I want to send my team something special, but we all work remotely. What’s a non-lame gift?

If you have access to your team’s addresses, consider sending them something to make their workday feel a little special, like a supply of nice coffee, new mug, luxe notebook, or even a small desktop plant. If that’s not in the cards logistically, put a little extra effort into recognizing them and send them a digital gift to a local place you know they like to go, like a bookstore or cafe. If they’re into art, an affordable museum membership is also a great idea. Just make sure, as with any gift, that it’s thoughtful and inclusive without being aggressively personal.

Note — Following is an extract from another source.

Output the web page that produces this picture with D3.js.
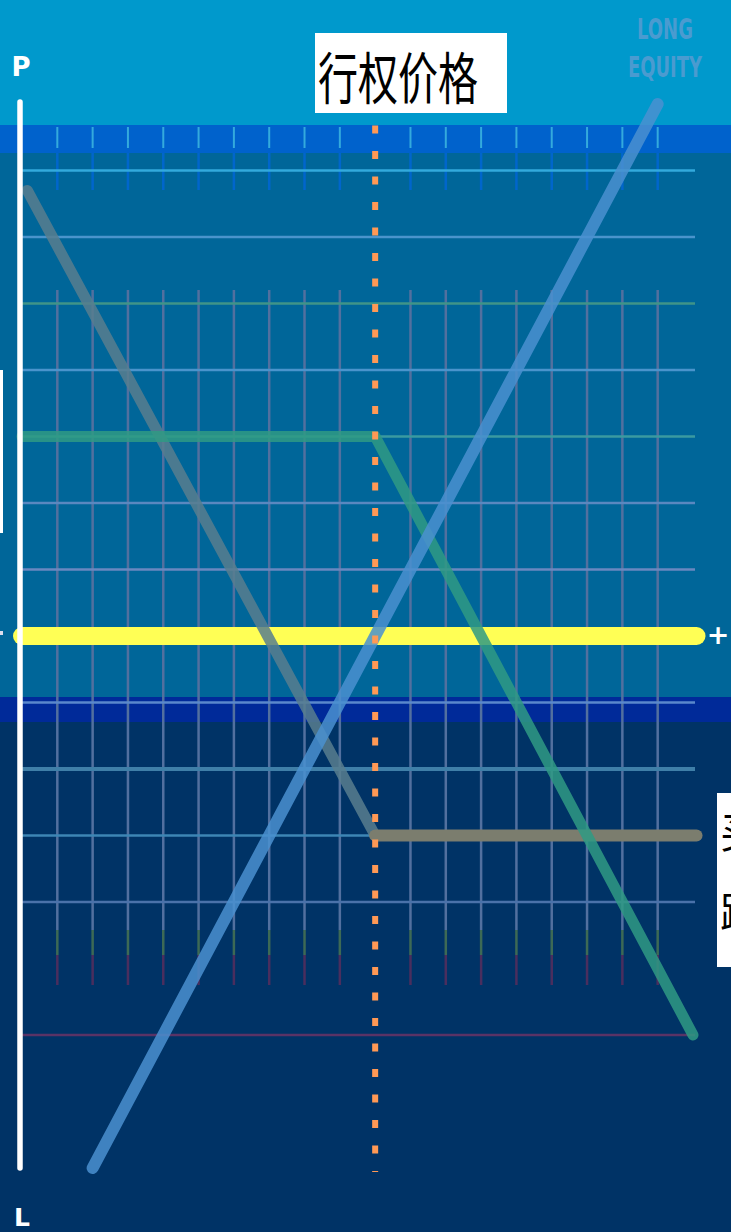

If you have a close enough relationship to know what they would like, you could also make a donation to their favorite charity—or on the other end of the spectrum, order a Cameo from their favorite B-list celeb.

As an entry level employee, am I really expected to give my (much more highly compensated!) manager a gift?

Everything is more expensive than ever these days, so it makes sense that as someone just getting started in your career—with an entry level salary to match—it can feel jarring to spend money on a holiday or birthday gift for your team lead who is most likely in a more comfortable financial position. This situation can be a perfect storm of workplace stress factors: anxiety about making a good impression, money stuff, the specific expectations of your office culture (you get the idea).

Spending money you don’t have on a gift for your manager is only going to make you resentful in the long term, and any boss who expects their report to buy them an expensive gift is categorically wrong. However, this is where the timeworn adage rings true—it’s really the thought that counts. Not even the most unruffled boss in the world is immune to wanting to be liked by their team. A simple card with a basic message can go a long way in this scenario. Or even a nice email with a .gif you know will make them laugh.

It’s really the thought that counts... A simple card with a basic message can go a long way.

Or, if you have a few coworkers on the same level and really want to go the extra mile, ask if anyone else wants to pitch in a couple of dollars and put whatever you get toward a group gift like a coffee shop gift card, or things like nice pens, snacks, etc. (But only do this if you actually want to—and never pressure a coworker into taking part.) At the end of the day, if you do nothing, that’s also totally fine—the thought of giving a gift to my boss didn’t cross my mind until at least my late 20s.

Do I have to participate in my workplace white elephant gift exchange?

No! Listen, people either love or hate the workplace gift exchange, and if it’s not for you, it’s better to be up front about that fact instead of suffering through it year after year. The general issue with this type of forced holiday fun is that it either has a spend limit that some people flaunt, leaving things feeling uneven, or involves everyone buying and then bringing home a bunch of random junk.

That said, if you’re in an office culture where people are super into it, kindly but firmly decline to take part—make up a funny, obviously fake story about a traumatic gift exchange in your past if that helps everyone laugh it off. Or, suggest switching to a Secret Santa instead—it has a similar element of suspense while being a little more personal.

To keep things work appropriate, steer away from anything too extra (or even remotely flirty!) like jewelry or booze.

As a manager, do I owe my team a nice gift from me personally, or just the company?

If your company is providing a gift for a holiday or to mark a milestone (hopefully the answer is yes), there’s no need to go above and beyond with an additional, personalized gift. That’s especially true if the gift the company provides is something that feels design-y or curated in some way. If it’s a monogrammed sweatshirt no one ever wears, consider pitching the powers-that-be on switching to something that feels nicer across the board—you’ll be a workplace hero.

But there’s no rule that says you can’t add your own gift if you’d like. Just follow all the general rules above to make sure it’s something that’s appropriate, fun, and not destined to cause workplace drama.

Now go forth and gift away—or don’t!